149. Troy Murphy, 160. Tyler Hansbrough, 177. Marvin Williams (Redux!)
"I dropped this trio for (in order) James Johnson, Jermaine O'Neal and Glen 'Big Baby' Davis.
"James Johnson is the sexiest sleeper of the year as far as I'm concerned, the type of player every shrewd owner should love: a fantasy-friendly game (averages of 4.7 rebounds, 3.0 assists, 1.0 steals and 1.1 blocks in 28 minutes per game as a starter in Toronto) with youth to spare (24). He's extremely athletic, too, with a strong build and a 7'1 wingspan. There's also reason to bank on his improvement, aside from his age: as an accomplished fighter we know he's a disciplined hard-worker. As the clear starter on a Raptors – the only competition for playing time is Linas Kleiza, who was a flop as a free agent pick-up last year – he could be this year's Dorell Wright.
"The other two are more like place-holders. O'Neal is the only center on the roster, garnering him as many minutes as he can handle. He's just 33; is it out of the question that he can stay upright for, say, 50 games, average around 30 minutes and swat two shots per game? Reports from camp have been glowing.
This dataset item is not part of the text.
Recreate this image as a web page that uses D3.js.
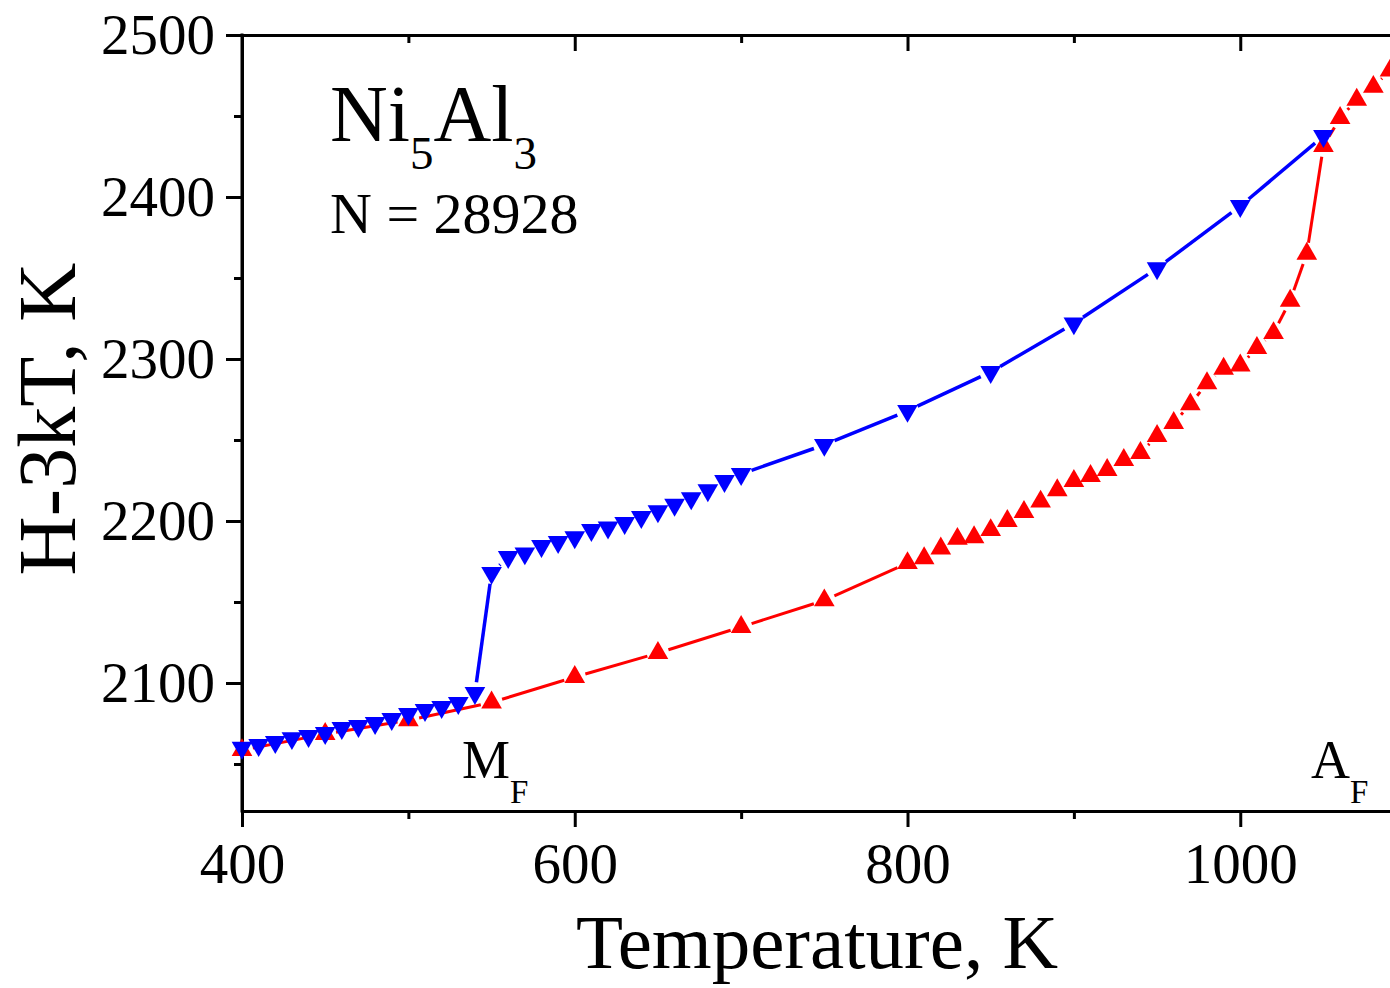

"Glen Davis is one of my least favorite players. Somehow he's earned a reputation as an above-average player, but that's a farce: any power forward that needs 10.3 shots to score 11.7 points and can't average even six rebounds per game in 30 minutes a game is a career back-up. Because he's content to shoot jumpers all day his field goal percentage (45 percent for his career) shall remain middling. But the Magic are a poorly-run organization, one silly enough to make noise about starting Davis.
"I'll probably drop him soon. My eyes are on Bismack Biyombo (this scouting report plus the Bobcats' desperate need for a big), Matt Barnes (long been one of the most valuable glue-guys in reality, and showed he can put up numbers as a starter during his Suns days), Alec Burks (C.J. Miles is a proven mediocrity, and although Burks can't shoot, he can rebound and get into the lane, which often translate instantly), Robin Lopez (Marcin Gortat just broke his thumb) and Damion James (if the Nets don't sign AK-47 he's looking like the starter)."
He did indeed drop Murphy, Hansbrough and Williams, replacing them with James Johnson, Marcus Camby and Steve Blake. The only other alteration to his roster was a deal he made with yours truly, sending Stephen Jackson and his ever-decreasing field-goal percentage to me for Landry Fields, who could give him more tertiary statistics without the large turnover rate and poor shooting that Jack brings to the table.